Jacques Bessala Manga


Charles Ateba Eyéné
Le mouvement sportif camerounais pris en otage par des braconniers
L’urgence de la mise en œuvre des réformes

Une analyse historico-économique et plolitico-diplomatique du sport
Editions Saint-Paul
Décembre 2011
En vente à la librairie des Peuples noirs
Prix : 10 000Fcfa




Charles Ateba Eyéné: “Le sport peut déclencher une révolution”

L’auteur explique les risques que le désordre observé peut provoquer au sein de la population.


Que pensez-vous de la suspension de Samuel Eto’o fils par la Fécafoot ?

D’abord, cette affaire est ténébreuse. La décision est un vilain chantage à l’égard d’Eto’o et de l’Etat du Cameroun. Pour ma part, il s’agit d’une injustice grave qui veut détourner les responsabilités que devraient porter les vrais fossoyeurs du football camerounais. En réalité, la Fécafoot a des comptes à rendre aux Camerounais. Voyez-vous, cette structure est comme une propriété d’Iya Mohamed. La commission de discipline est dirigée par Sali Dahirou. Tandis que son rapporteur est Abdoulaye. Tous sont curieusement ressortissants du grand nord. On peut facilement penser qu’il y a désormais un complot « nordiste » contre Eto’o. Est-ce à dire que le football camerounais est dirigé par les nordistes, seuls compétents en la matière ? Je félicite Eto’o de n’avoir pas interjeté appel. Pour que la Fécafoot aille jusqu’au bout de sa logique destructrice. Les conséquences à long terme sont dramatiques tant pour le football camerounais que pour l’image du Cameroun en général. Un tel phénomène nous conforte dans notre position qui a conduit à la rédaction de notre ouvrage, à savoir que, le Cameroun ne tient pas véritablement compte des enjeux du sport aux plans politique, diplomatique, économique et culturel pour son émergence.


Quels sont les problèmes du sport camerounais, au terme de votre diagnostic ?
Il ya d’abord le manque de prospective et de perspective, l’absence d’infrastructures, le manque de professionnalisme, les logiques rétrogrades de marabouts et de jeux de hasard. On continue de fonctionner au Cameroun avec des générations spontanées. Or, le sport moderne ne s’accommode pas de l’improvisation et du charlatanisme.

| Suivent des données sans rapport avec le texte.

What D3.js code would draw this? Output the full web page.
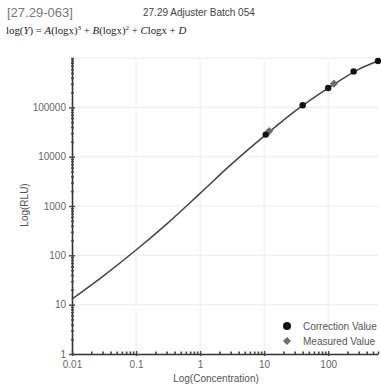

Que proposez-vous pour résoudre ces problèmes ?

Il faut recréer un nouvel environnement. Les dirigeants sportifs camerounais, au niveau des fédérations notamment, semblent ne pas savoir ce qu’ils ont à faire. Ils accèdent à des responsabilités en soudoyant les électeurs, créent des pôles de pouvoir qui bravent parfois même l’Etat, et quittent leurs fonctions sans se croire obligés de rendre compte. Il faut résoudre la question des infrastructures. On ne peut pas croire que le Cameroun ne dispose pas de stades capables d’accueillir une coupe d’Afrique des Nations. Si personne n’y prend garde, la crise du sport que nous vivons actuellement peut déclencher une révolution sociale. Il ya eu des cas comme ceux-là dans l’histoire. Il est temps de mettre en application les réformes impulsées sous Michel Zoah.


Que recherchiez-vous en commettant cet ouvrage ?

En tant que citoyen de ce pays, il n’ya pas de sujet dont je ne doive pas parler. Le mouvement sportif camerounais est malade. J’ai voulu faire un diagnostic froid de ce qui mine le sport camerounais. C’est dans le même esprit que j’ai écrit « les paradoxes du pays organisateur » pour poser les problèmes qui minent la région du sud. Ce livre permet à chaque Camerounais de comprendre les raisons profondes de comprendre le déclin du mouvement sportif camerounais et propose des pistes pour en sortir. In fine, il interpelle la Conac à s’intéresser à la gestion des fédérations sportives camerounaises qui sont des temples de la corruption.